Poet Sally Keith read from her new book Tuesday in the third Plutzik Series reading of the semester. Her reading took place in the Welles-Brown Room of Rush Rhees Library. About 35 community members attended the event.

UR’s Joseph H. Gilman Professor of English James Longenbach introduced Keith.

“When [UR] wanted to hire a poet, we discovered the poetry of Sally Keith,” Longenbach said. “Her credentials were dazzling.” Keith was appointed as a Professor of English here this semester.

“From the moment we read her work, we wanted to hire nobody else,” Longenbach said. “It was her poetry and not merely those credentials that made us so eager.”

Keith’s first book, “Design,” won the 2000 Colorado Prize. Her second manuscript, “Dwelling Song,” was selected for the University of Georgia’s Contemporary Poetry Series and will be available spring of 2004. She has also published poems in several publications, including “American Letters and Commentary,” “Denver Quarterly,” “Colorado Review,” “Conjunctions” and “Volt.” Copies of “Design” were for sale at the reading.

“These poems are sensuous, embodied, in the world, but they make the sheer existential fact of being in the world seem as complicated, as beautiful, as scary as it truly is in life, but rarely is on the page,” Longenbach said. “By the end of this evening we will be, I assure you, famished and hungry for more.”

Keith then read nine poems – three from “Design” and six from “Dwelling Song.”

Eileen G’Sell, a second-year doctoral student studying English, has read “Design.” “Her work has a meditative quality that wasn’t as clear on the page.
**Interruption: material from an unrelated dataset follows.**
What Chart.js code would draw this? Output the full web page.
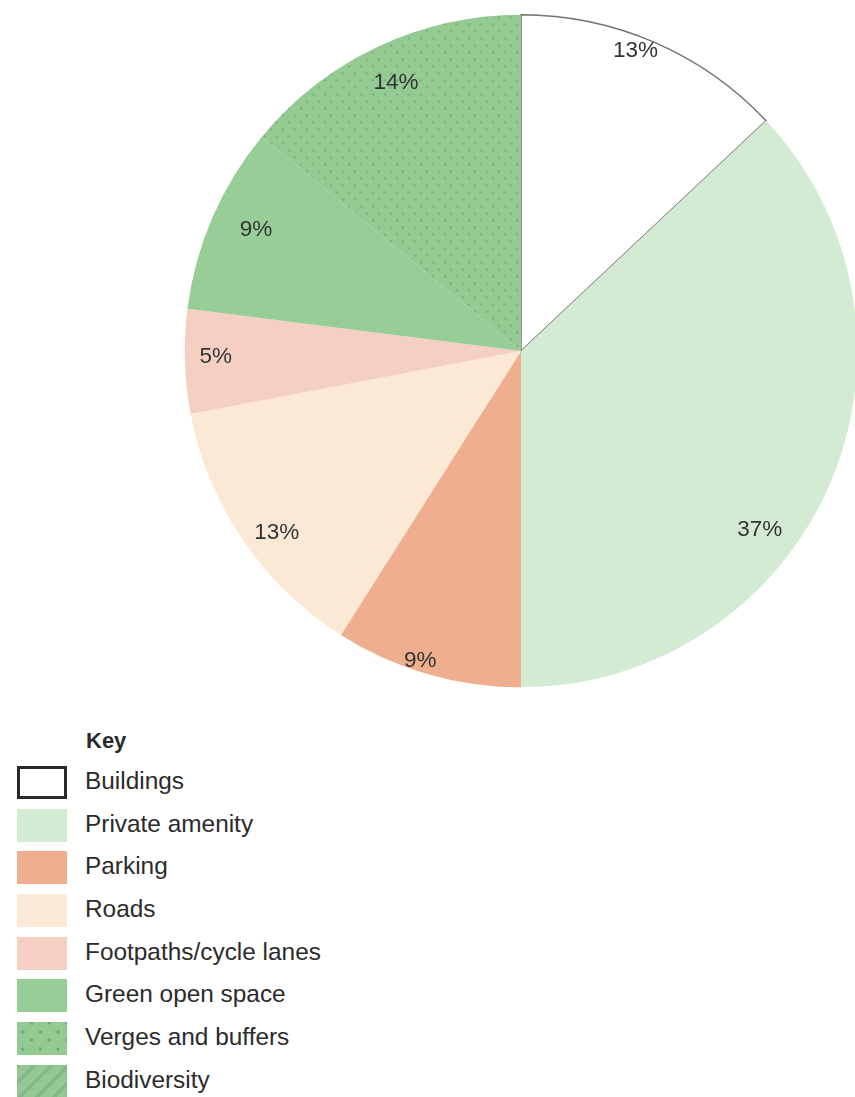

Her reading it brought that out,” G’Sell said.

Keith was born in Fairfax, Va. and studied engineering as an undergraduate before changing gears to pursue poetry. She received her master’s degree from the University of Iowa. Last year, she taught at Gettysburg College and left as the Emerging Writer Lecturer for 2002-2003.

“She has a magnificent reading voice. I’ve never actually heard her read the poems in public and it complements them beautifully,” Longenbach said. “I love the fact that she doesn’t explain them at all, she just gives you the language of the poetry and makes you live in that in all of its riskiness, rather than giving you the cushion of an explanation to stand on and that makes the experience of the reading more dramatic.”

Sophomore Vanessa May-Corsini enjoyed the talk.

“I loved hearing her read – her poetry is artful and thought-provoking,” she said. “I’d really like to take one of her courses.”

Currently, Keith is teaching two undergraduate courses – Introduction to Creative Writing and Poetry Writing Seminar.

Next semester, Keith will teach an Advanced Poetry Writing Seminar and a course on the History of the Elegy.

The next Plutzik Series reading will take place in the Welles-Brown room at 8 p.m. on Dec. 3 and will feature author Lydia Davis.